- **What is expected**: Extract exactly the lines from the top of the records through the line containing "x_ticks = [2010, 2012, 2014, 2016, 2018, 2020, 2022, 2024]", and keep pictures out of the copy.

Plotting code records
-=-=-
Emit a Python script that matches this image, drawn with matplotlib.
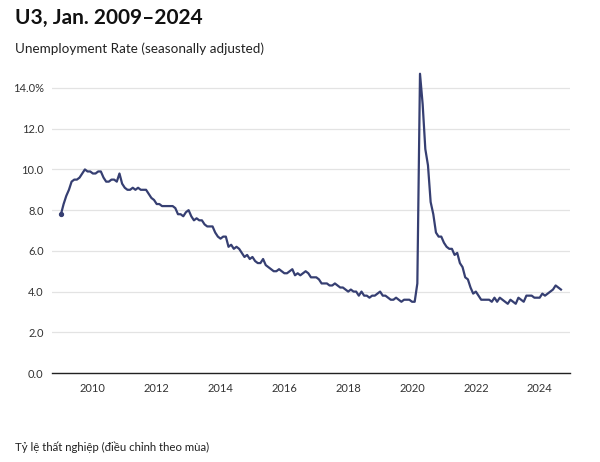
import matplotlib
matplotlib.use("Agg")
import matplotlib.pyplot as plt
import numpy as np

years = list(range(2009, 2025))
rates = {
    2009: [7.8, 8.3, 8.7, 9.0, 9.4, 9.5, 9.5, 9.6, 9.8, 10.0, 9.9, 9.9],
    2010: [9.8, 9.8, 9.9, 9.9, 9.6, 9.4, 9.4, 9.5, 9.5, 9.4, 9.8, 9.3],
    2011: [9.1, 9.0, 9.0, 9.1, 9.0, 9.1, 9.0, 9.0, 9.0, 8.8, 8.6, 8.5],
    2012: [8.3, 8.3, 8.2, 8.2, 8.2, 8.2, 8.2, 8.1, 7.8, 7.8, 7.7, 7.9],
    2013: [8.0, 7.7, 7.5, 7.6, 7.5, 7.5, 7.3, 7.2, 7.2, 7.2, 6.9, 6.7],
    2014: [6.6, 6.7, 6.7, 6.2, 6.3, 6.1, 6.2, 6.1, 5.9, 5.7, 5.8, 5.6],
    2015: [5.7, 5.5, 5.4, 5.4, 5.6, 5.3, 5.2, 5.1, 5.0, 5.0, 5.1, 5.0],
    2016: [4.9, 4.9, 5.0, 5.1, 4.8, 4.9, 4.8, 4.9, 5.0, 4.9, 4.7, 4.7],
    2017: [4.7, 4.6, 4.4, 4.4, 4.4, 4.3, 4.3, 4.4, 4.3, 4.2, 4.2, 4.1],
    2018: [4.0, 4.1, 4.0, 4.0, 3.8, 4.0, 3.8, 3.8, 3.7, 3.8, 3.8, 3.9],
    2019: [4.0, 3.8, 3.8, 3.7, 3.6, 3.6, 3.7, 3.6, 3.5, 3.6, 3.6, 3.6],
    2020: [3.5, 3.5, 4.4, 14.7, 13.2, 11.0, 10.2, 8.4, 7.8, 6.9, 6.7, 6.7],
    2021: [6.4, 6.2, 6.1, 6.1, 5.8, 5.9, 5.4, 5.2, 4.7, 4.6, 4.2, 3.9],
    2022: [4.0, 3.8, 3.6, 3.6, 3.6, 3.6, 3.5, 3.7, 3.5, 3.7, 3.6, 3.5],
    2023: [3.4, 3.6, 3.5, 3.4, 3.7, 3.6, 3.5, 3.8, 3.8, 3.8, 3.7, 3.7],
    2024: [3.7, 3.9, 3.8, 3.9, 4.0, 4.1, 4.3, 4.2, 4.1],
}
y_ticks = [0, 2, 4, 6, 8, 10, 12, 14]
y_labels = ["0.0", "2.0", "4.0", "6.0", "8.0", "10.0", "12.0", "14.0%"]
x_ticks = [2010, 2012, 2014, 2016, 2018, 2020, 2022, 2024]

title = "U3, Jan. 2009\u20132024"
subtitle = "Unemployment Rate (seasonally adjusted)"
footer = "Tỷ lệ thất nghiệp (điều chỉnh theo mùa)"

t = []
v = []
for y in years:
    for m, r in enumerate(rates[y]):
        t.append(y + m / 12.0)
        v.append(r)
t = np.array(t)
v = np.array(v)

fam = ["Lato", "DejaVu Sans"]
plt.rcParams["font.family"] = fam

fig = plt.figure(figsize=(6.0, 4.62), dpi=100)
ax = fig.add_axes([0.0867, 0.1926, 0.8633, 0.661])
color = "#363f72"
ax.plot(t, v, color=color, lw=1.6, solid_joinstyle="round")
ax.plot(t[0], v[0], "o", color=color, ms=2.8)

ax.set_xlim(2008.72, 2024.95)
ax.set_ylim(0, 15)
ax.set_yticks(y_ticks)
ax.set_yticklabels(y_labels)
ax.set_xticks(x_ticks)
ax.set_xticklabels([str(x) for x in x_ticks])
ax.tick_params(axis="both", length=0, labelsize=8, colors="#333333")
ax.tick_params(axis="x", pad=7)
ax.tick_params(axis="y", pad=6)
for lab in ax.get_yticklabels():
    lab.set_horizontalalignment("right")
ax.grid(axis="y", color="#e3e3e3", lw=0.9)
ax.set_axisbelow(True)
for s in ["top", "right", "left"]:
    ax.spines[s].set_visible(False)
ax.spines["bottom"].set_color("#222222")
ax.spines["bottom"].set_linewidth(1.0)

fig.text(0.025, 0.962, title, fontsize=15, fontweight="bold", va="center", ha="left", color="#111111")
fig.text(0.025, 0.895, subtitle, fontsize=9.7, va="center", ha="left", color="#222222")
fig.text(0.025, 0.033, footer, fontsize=8.2, va="center", ha="left", color="#222222", family=fam)

fig.savefig("out.png", dpi=100)
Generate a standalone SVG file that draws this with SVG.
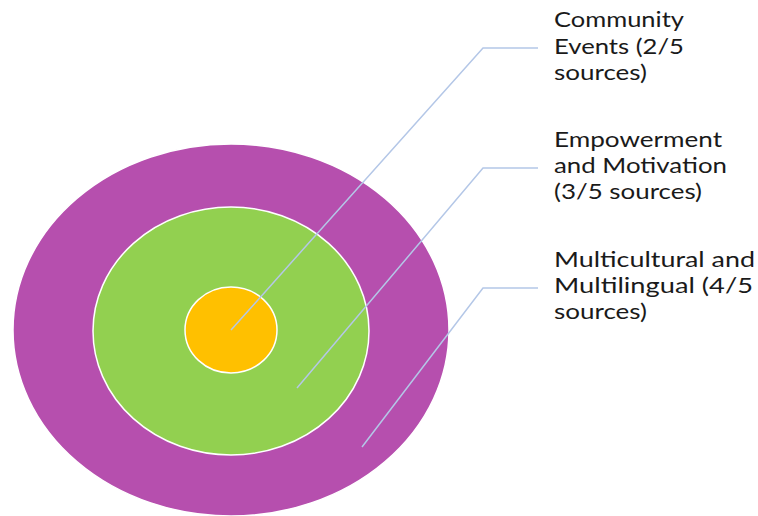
<svg xmlns="http://www.w3.org/2000/svg" width="758" height="516" viewBox="0 0 758 516">
  <style>
    .ring { stroke: #ffffff; stroke-width: 1.5; }
    .lbl { font-family: Lato, "Open Sans", "Liberation Sans", sans-serif; font-size: 22px; fill: #1a1a1a; }
    .conn { fill: none; stroke: #b4c7e7; stroke-width: 1.5; }
  </style>
  <rect width="758" height="516" fill="#ffffff"/>
  <g id="ring-outer">
    <ellipse class="ring" cx="231" cy="330" rx="218" ry="186" fill="#b64fae"/>
  </g>
  <g id="ring-middle">
    <ellipse class="ring" cx="231" cy="331" rx="138" ry="124" fill="#92d050"/>
  </g>
  <g id="ring-inner">
    <ellipse class="ring" cx="231" cy="330" rx="46" ry="43" fill="#ffc000"/>
  </g>
  <g id="connectors">
    <polyline class="conn" points="231,330 483,48 538,48"/>
    <polyline class="conn" points="297,388 483,168 538,168"/>
    <polyline class="conn" points="362,447 483,288 538,288"/>
  </g>
  <g id="label-community">
    <text class="lbl" x="554" y="27" textLength="130" lengthAdjust="spacingAndGlyphs">Community</text>
    <text class="lbl" x="554" y="54" textLength="130" lengthAdjust="spacingAndGlyphs">Events (2/5</text>
    <text class="lbl" x="554" y="80" textLength="93" lengthAdjust="spacingAndGlyphs">sources)</text>
  </g>
  <g id="label-empowerment">
    <text class="lbl" x="554" y="147" textLength="168" lengthAdjust="spacingAndGlyphs">Empowerment</text>
    <text class="lbl" x="554" y="173" textLength="173" lengthAdjust="spacingAndGlyphs">and Motivation</text>
    <text class="lbl" x="554" y="199" textLength="148" lengthAdjust="spacingAndGlyphs">(3/5 sources)</text>
  </g>
  <g id="label-multicultural">
    <text class="lbl" x="554" y="267" textLength="201" lengthAdjust="spacingAndGlyphs">Multicultural and</text>
    <text class="lbl" x="554" y="293" textLength="199" lengthAdjust="spacingAndGlyphs">Multilingual (4/5</text>
    <text class="lbl" x="554" y="319" textLength="93" lengthAdjust="spacingAndGlyphs">sources)</text>
  </g>
</svg>
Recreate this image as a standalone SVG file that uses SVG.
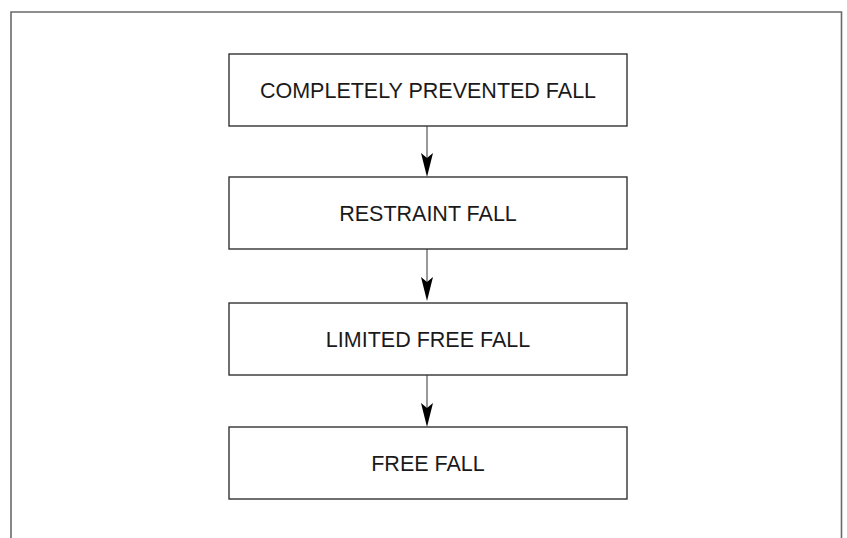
-=-=-
- **Exercise answer**:
Emit a Python script that matches this image, drawn with matplotlib.
import matplotlib
matplotlib.use("Agg")
import matplotlib.pyplot as plt
import numpy as np

years = list(range(2009, 2025))
rates = {
    2009: [7.8, 8.3, 8.7, 9.0, 9.4, 9.5, 9.5, 9.6, 9.8, 10.0, 9.9, 9.9],
    2010: [9.8, 9.8, 9.9, 9.9, 9.6, 9.4, 9.4, 9.5, 9.5, 9.4, 9.8, 9.3],
    2011: [9.1, 9.0, 9.0, 9.1, 9.0, 9.1, 9.0, 9.0, 9.0, 8.8, 8.6, 8.5],
    2012: [8.3, 8.3, 8.2, 8.2, 8.2, 8.2, 8.2, 8.1, 7.8, 7.8, 7.7, 7.9],
    2013: [8.0, 7.7, 7.5, 7.6, 7.5, 7.5, 7.3, 7.2, 7.2, 7.2, 6.9, 6.7],
    2014: [6.6, 6.7, 6.7, 6.2, 6.3, 6.1, 6.2, 6.1, 5.9, 5.7, 5.8, 5.6],
    2015: [5.7, 5.5, 5.4, 5.4, 5.6, 5.3, 5.2, 5.1, 5.0, 5.0, 5.1, 5.0],
    2016: [4.9, 4.9, 5.0, 5.1, 4.8, 4.9, 4.8, 4.9, 5.0, 4.9, 4.7, 4.7],
    2017: [4.7, 4.6, 4.4, 4.4, 4.4, 4.3, 4.3, 4.4, 4.3, 4.2, 4.2, 4.1],
    2018: [4.0, 4.1, 4.0, 4.0, 3.8, 4.0, 3.8, 3.8, 3.7, 3.8, 3.8, 3.9],
    2019: [4.0, 3.8, 3.8, 3.7, 3.6, 3.6, 3.7, 3.6, 3.5, 3.6, 3.6, 3.6],
    2020: [3.5, 3.5, 4.4, 14.7, 13.2, 11.0, 10.2, 8.4, 7.8, 6.9, 6.7, 6.7],
    2021: [6.4, 6.2, 6.1, 6.1, 5.8, 5.9, 5.4, 5.2, 4.7, 4.6, 4.2, 3.9],
    2022: [4.0, 3.8, 3.6, 3.6, 3.6, 3.6, 3.5, 3.7, 3.5, 3.7, 3.6, 3.5],
    2023: [3.4, 3.6, 3.5, 3.4, 3.7, 3.6, 3.5, 3.8, 3.8, 3.8, 3.7, 3.7],
    2024: [3.7, 3.9, 3.8, 3.9, 4.0, 4.1, 4.3, 4.2, 4.1],
}
y_ticks = [0, 2, 4, 6, 8, 10, 12, 14]
y_labels = ["0.0", "2.0", "4.0", "6.0", "8.0", "10.0", "12.0", "14.0%"]
x_ticks = [2010, 2012, 2014, 2016, 2018, 2020, 2022, 2024]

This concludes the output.